Over the last decade, child poverty surged in 38 states and erased many of the gains in child well-being made in the last 20 years, according to a new report released Wednesday by the Annie E. Casey Foundation.

In most states, the federal government considers a family of four living on less than $22,350 a year "poor." According to the report, child poverty increased 18 percent between 2000 and 2009 and today shapes the lives of nearly 15 million children.

The findings are the latest in a series of studies that reveal the real impact of the recession on family-level finances in the country, including stagnating and declining wages during the 2000s. These sharp changes in individual financial security may ultimately influence the nation’s future.

Children -- particularly very young children -- who experience even a bout of poverty are less likely to graduate from high school, are more likely to become very young parents, have more difficulties learning and earn less money than their non-poor peers as adults, said Patrick McCarthy, president and CEO of the Casey Foundation.

"Child poverty is in some ways a leading indicator of how the country is going to be doing down the road," said McCarthy. "Nearly all of the social problems that we worry about in this country are heavily correlated with child poverty."

Around the country, there were almost 15 million children who lived in poor families in 2009. But another 31 million children also lived in families where the loss of just two paychecks would produce economic catastrophe, McCarthy reported. Taken together, this means that about 43 percent of the nation’s children live in economically insecure households, he said.

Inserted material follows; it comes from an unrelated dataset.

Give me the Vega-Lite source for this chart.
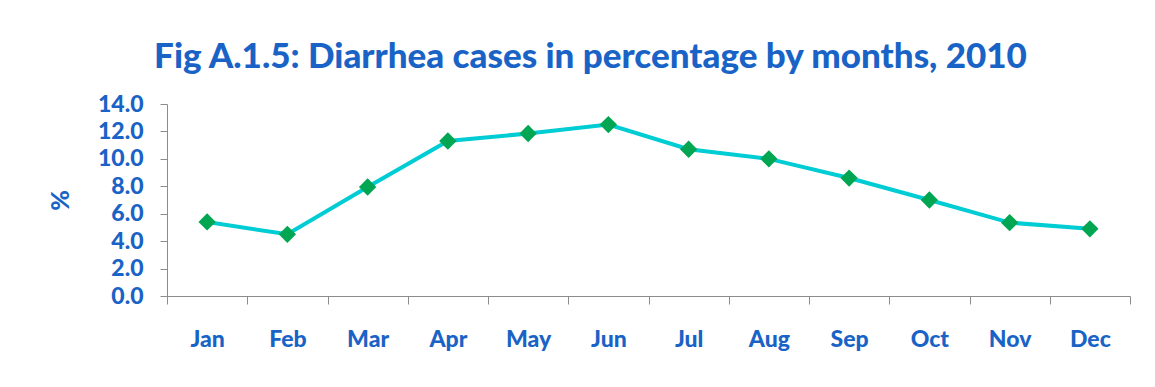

"This is a problem that is not just about somebody else's kids, this is about a lot of kids," McCarthy said.

The study also found that 4 percent of the nation’s children had been directly affected by a foreclosure and 11 percent had at least one parent who lost their job since the recession began. (Individual state data can be accessed here: http://datacenter.kidscount.org.)

In Nevada, the state where the greatest share of children had been affected by foreclosure or a parent's job loss, conditions for children have evolved from challenging before the recession to deeply problematic since it began, said Robert Parker, a sociologist at the University of Nevada Las Vegas.

Before the recession, Nevada often sat near the top of the list of states experiencing both job and population growth, Parker said. But the vast majority of the jobs created in the 2000s involved low-wage, service-sector work. As a result, Las Vegas has long had one of the highest teen pregnancy and drop-out rates in the nation. But since the recession began, more obvious signs of social distress have begun to abound. The state's unemployment rate has remained well above 10 percent for more than two years, and Parker said families are clearly struggling.

"The number of families living in non traditional settings -- renting rooms to unrelated adults, multiple families living in a single home and all sorts of arrangements have just skyrocketed," Parker reported. "There's even a phrase that's developed here -- 'going ghetto' -- to describe what's happening in a lot of the glamorous, glitzy master plan communities. There are just these incredibly sharp contrasts that you see. There are houses with overgrown grass and boarded up windows or two or three families inside next door to houses filled with marble."

The number of children visible on the city's streets instead of engaged in structured summer activities has also surged, Parker said. And cuts to education are being made at every level.

"There's really good reason for a great deal of concern," said Parker.